Проговорили всю ночь. Вспоминали, как год назад Володя познакомил их с Юрием Любимовым. Папа с мамой ехали через Киев навестить друзей в Мукачево и, зная, что в столице Украины гастролирует «Таганка», задержались там на один день. Сходили на спектакль, а вечером в гостинице были представлены племянником худруку знаменитого театра и провели в беседах с ним несколько часов. Папа был потрясен интеллектом и образованностью Юрия Петровича, мама — «бесконечным человеческим и мужским обаянием». Замечу, что сам Вовка тоже всегда говорил о Любимове с уважением и восхищением. Переживал, если случалось идти против воли главного режиссера. В роли Ивана Бездомного в спектакле «Мастер и Маргарита» Юрий Петрович видел Высоцкого, и никого другого. Но Володя отказался. Категорически.

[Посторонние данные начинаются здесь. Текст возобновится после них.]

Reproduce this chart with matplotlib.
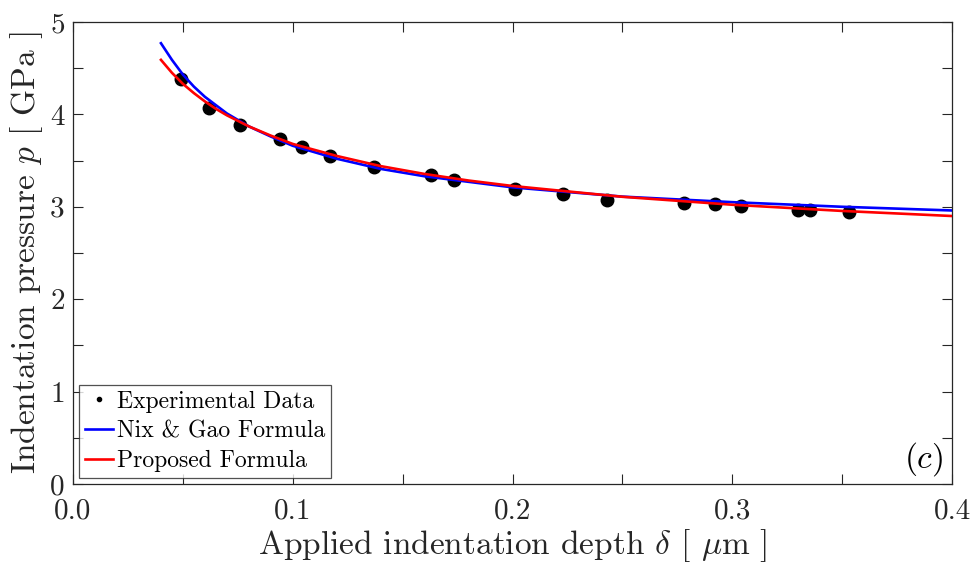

Какие аргументы он приводил Любимову, очень долго пытавшемуся заставить его изменить решение, я не знаю, но слышала объяснение, данное братом моему отцу: «Я не хочу, чтобы люди проводили параллель между мной и этим бездарным «певцом революции».
Впрочем, разговор о «Мастере и Маргарите» случится между дядей и племянником спустя несколько лет, пока же в мчащемся из Ленинграда в Москву поезде Вовка с горечью сетует на то, что его стихи не печатают, что добиться разрешения на концерт даже в захудалом ДК — огромная проблема. В этом контексте всплывает имя более удачливого «коллеги» — Евгения Евтушенко. И Володя жестко, рубанув рукой воздух, заявляет: «А я никогда не прогибался и прогибаться не буду!»
Дипломатии его пыталась научить Марина.
Это по ее инициативе во Франции покупались подарки для министра культуры Фурцевой.
Володя и Екатерина Алексеевна были хорошо знакомы. Она часто приезжала в театр на спектакли, бывала за кулисами, любила поговорить с ведущими актерами «за жизнь». Однажды спросила у Вовки, нужна ли какая-то помощь. Брат ответил: дескать, моя единственная проблема — воздвигнутая между мной и людьми, для которых пишу свои песни, стена. Фурцева пообещала «непременно что-нибудь придумать», дала «прямой» телефон. В течение нескольких недель Вовка набирал «заветный» номер и всякий раз слышал в трубке голос референта: «Ее вызвали в ЦК», «Минуту назад вышла, но когда вернется, неизвестно». Имей брат хоть какое-то представление об аппаратных играх, уже после пары звонков понял бы: министр избегает встреч.
А Володька все звонил и звонил...
Прочные контакты, переросшие в дружеские отношения, удалось наладить Марине. На одном из приемов она подошла к Фурцевой, сказала пару комплиментов — Влади это умела. А Екатерина Алексеевна была не прочь обзавестись знакомством с очередной западной знаменитостью...
Однажды папа и Володя столкнулись на Спиридоновке. Вовка выходил из машины, увешанный яркими пакетами и коробками. «Вот, — он мотнул головой в сторону «правительственной» многоэтажки, — презенты Фурцевой привез».
Кажется, был немного смущен тем, что дядя Леша его застукал.
Нашей семье после Вовкиных загранпоездок тоже кое-что перепадало.
В основном деликатесы, которых в Москве было не достать. Впрочем, если бы они и появились в свободной продаже, купить их двум военным пенсионерам и студентке все равно было бы не на что. Мне Марина привозила красивую пряжу и модные журналы, из которых я брала фасоны платьев и блузок. Некоторые свои наряды я «слизывала» с тех, что были надеты на Влади. Жадно рассматривала крой, вытачки, вырезы, а потом пыталась соорудить с помощью старенькой швейной машинки что-то подобное. Получивший от КГБ разрешение «спать спокойно» дядя Сеня теперь снохой восхищался. И ролями в кино, и умением водить машину («Вы знаете, что Марине предлагали войти в сборную Франции по автогонкам?!»), и изысканным вкусом. Однажды он выскочил из-за накрытого по случаю семейного праздника стола, сбегал в прихожую и водрузил Маринины сапоги на рояль: «Смотрите, какие «черевички» моя невестка носит!»
За годы замужества — и это отмечали все — Марина Володю хорошо «пообтесала».
У него изменилась речь, появились лоск и элегантность. Однажды мой папа отвесил племяннику комплимент: тебе впору для модных журналов сниматься. Володя рассмеялся и вспомнил про подаренный дядей в конце пятидесятых буклированный пиджак: «Долгие годы он был главной ценностью моего гардероба. Носил не снимая, пока окончательно не обветшал. Когда кто-то из приятелей подкалывал по этому поводу, отвечал: «Да, скудновато. Зато мой папа учится на полковника...»
Вовка опять рассмеялся. И не было в этом смехе ни горечи, ни обиды, ни даже снисходительности.